It might surprise you to know that while we have been freezing, trudging through slush, and shoveling snow, California has been in the midst of a colossal drought.
It’s gone on for four years, and one California scientist and professor predicts there is only about a year’s worth of water left. Just last week, Gov. Jerry Brown ordered mandatory water restrictions for the first time in history.
Philadelphians, and for that matter the whole rest of the county, are about to pay a price for what nature has wrought.
Food prices and food availability are the issues we’ll face this year.
The thing that amazes me is that nobody is talking about this, even assuming they know about it.
“We are going to see huge price increases,” Phil Lempert, who is based in California and who bills himself as the Supermarket Guru, told Metro.
He also predicted that supermarkets will carry fewer varieties of fresh fruits and vegetables because of the drought.
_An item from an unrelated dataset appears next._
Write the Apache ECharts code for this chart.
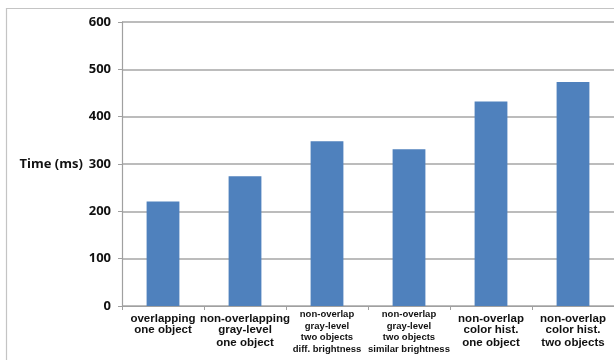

A very small sampling of opinion at a Northeast Philly supermarket last week produced a kind of crop stoicism.
“There is really nothing I can do about it,” said Moya Johnson, 43, who lives in the Northeast. “We still have to eat.”
Besides, she said, she doesn’t think this will be a permanent problem.
Another supermarket visitor, Bill Leitz, 75, of Upper Darby took a practical approach.
“When the prices go up, you cut back on something else,” he said.
How can one state make such an impact on Pennsylvania and all the rest of the union?
Because while you might think of California as the Golden Gate Bridge, or Hollywood or Malibu and movie stars, it is really about farms.
There are approximately 78,000 farms there, even more than there are starlets in Hollywood.
The farms produced $21.2 billion in annual revenue just from what it sells the rest of us, even more than, say, George Clooney and Julia Roberts have earned combined.
It’s the number one dairy state in the nation – Pennsylvania is number five — and that fact is already adding up to a shortage of organic milk and organic beef in the country, according to Lempert.
The reason? To be organic, cows have to graze on real grass for much of the time, and there just isn’t enough real grass because of the drought.
Penn State expert Jim Dunn, professor of agricultural economics, said California produces some crops that we can’t produce year round — like almonds, which are increasingly popular.
California is the leading producer of the nut, which Dunn called the “new peanut.”
Alas, no water means almond growers are actually ripping their trees out of the ground because they can’t keep them hydrated.
And California grows tons of lettuce, celery, broccoli and strawberries, among other things.
“The big thing is this is their fourth year of extreme and exceptional drought,” Dunn told Metro.
You could try a rain dance, but in the end Leitz offered a sage observation: “The little guy has no control over it.”